Sebenarnya, target lifting minyak 2021 itu jauh lebih rendah bila dibandingkan dengan target tahun ini, yang juga sudah dipangkas dari 1,946 juta boepd menjadi 1,697 juta boepd, dengan perincian minyak 705.000 boepd dan gas 992.000 boepd. Namun, berdasarkan data SKK Migas per 30 Juni 2020, produksi migas sudah mencapai 1.940.000 barel per hari, masing-masing produksi minyak 720.200 barel per hari dan gas bumi 6.830.000 Mmscfd (juta standar kaki kubik per hari).
Sejumlah anggota DPR pun menyatakan ketidakpuasannya terhadap kinerja produksi minyak nasional tersebut. “Terkait lifting minyak itu bukan masalah mampu atau tidak, tapi keseriusan pemerintah. Kami tetap mendorong lifting minyak di atas 710.000 boepd,” ujar Maman Abdurrahman dari Fraksi Golkar.
Sorotan juga menuju ke Satuan Kerja Khusus Pelaksana Kegiatan Usaha Hulu Minyak dan Gas Bumi (SKK Migas) yang mendampingi Kementerian ESDM dalam urusan migas. “Saya harap SKK Migas dapat lebih bersemangat, karena kami memberikan target 700.000-710.000,’’ begitu Mulyanto dari Fraksi PKS, ikut menambahkan. SKK Migas diminta berani mendesakkan misinya, yaitu target lifting 1 juta boepd.
Namun, beratnya kondisi untuk mendongkrak lifting tahun 2021 disampaikan oleh Arifin Tasrif. Dalam paparannya, dia mengatakan, tanpa adanya produksi dari lapangan baru akan sulit untuk mendongkrak lifting. Apalagi, lapangan existing saat ini mengalami penurunan produksi sekitar 3%-5% per tahun. Menurutnya, lifting migas pada 2021 memang tidak banyak berubah dari outlook 2020.
Hal senada pun diungkapkan oleh Deputi Operasi SKK Migas Julius Wiratno. “Proyeksi lifting memang sangat sulit.” Namun pihaknya masih mengupayakan agar sejumlah proyek migas yang onstream pada tahun ini dan tahun depan dapat berjalan tepat waktu, sehingga juga bisa mendongkrak lifting 2021.

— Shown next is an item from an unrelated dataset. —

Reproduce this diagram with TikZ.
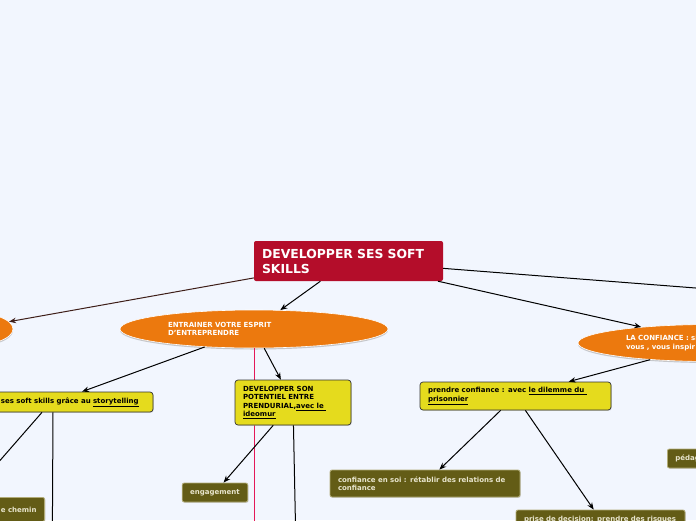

Sejumlah proyek besar yang akan onstream pada 2021 adalah Merakes-Eni, Jambaran-Tiung Biru PEPC, Tangguh Train-3 BP, dan beberapa proyek lainnya yang akan menambah produksi minyak maupun gas.
Selain itu SKK Migas juga masih mengupayakan sejumlah proyek bisa segera onstream pada kuartal II dan III tahun 2020, seperti Lapangan Meliwis WK Madura Offshore, Malacca Strait Phase I, Lapangan Peciko 8A WK Mahakam, Lapangan Cantik WK Belida, serta Kompresor Betung dan SKG-19 Musi Timur.
Akankah sejumlah proyek dari sejumlah lapangan itu bisa mendongkrak produksi migas nasional? Harus ada upaya terobosan dari Kementerian ESDM bersama SKK Migas untuk mencapainya, meski kondisi iklim usaha di sektor migas kini masih terpapar dampak pandemi. Jangan sampai Covid-19 ikut menyumbat saluran di sumur baru.